I think the Male Head of Household, 1950s style relationship is what you're pretty much describing.

Which has a huge sexual aspect for those involved... hardly unkinky, we'll just have to disagree S.C.

Thanx leah.

kikara
06-13-2010, 04:27 AM
look at sites regarding 'Taken in Hand'. this sounds more of what you wish your life to be like.........may help you b/f understand what you want!

Slutcontrol
06-14-2010, 01:41 PM
Which has a huge sexual aspect for those involved... hardly unkinky, we'll just have to disagree S.C.

Thanx leah.

Hi OZ,

I dont really think theres any disagreement here. You identify a certain life style which you say stimulates a bunch of people sexually...seems fair enough and I'm sure you're right. I'm not sure i got that directly from Cecily's mail...but that may have been what she meant.

I just thought that clouding the issue with a lot of labels, vanilla, BDSM, kinky, 50's (like 40 years before Cecily was born)...she doesnt need that, she just needs to have an honest exchange with her man.

Im probably wrong though... ha ha!

that was exactly what Cecily's message was about though...but only Cecily can say.

Lion
06-14-2010, 08:45 PM
He's 19...still a boy to be really honest. I'm not that much older, but the amount I've changed in the last two years still surprises me. At 19, I knew who I was, but I didn't have the confidence to back it up.
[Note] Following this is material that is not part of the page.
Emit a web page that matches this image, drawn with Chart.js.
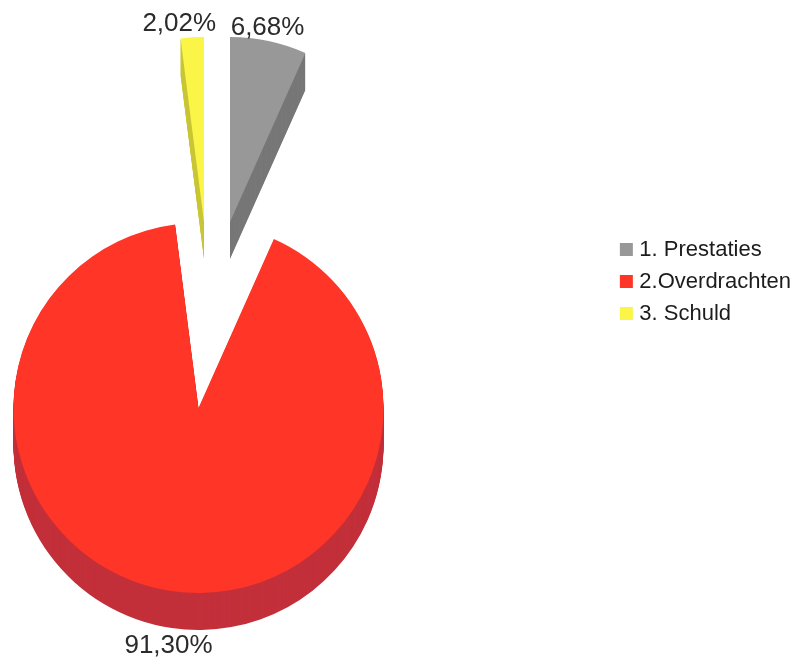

I knew I was intelligent, that I was interesting, and that I'd make something of myself one day, but I didn't really have the confidence to actually make it a reality.

I learned some stuff the hard way, through heart break, loss, failure, and other events that were horrible to live through, but I got through them. And my achievements helped even more. I have an awesome family that helps me, encourage me to be the best I am.

I'm still learning. It will take him time. One of my best friends took years to become the girl she is now. Once a shy reclusive person, she is roughly my age, running a successful business, bright, talented, and very strong.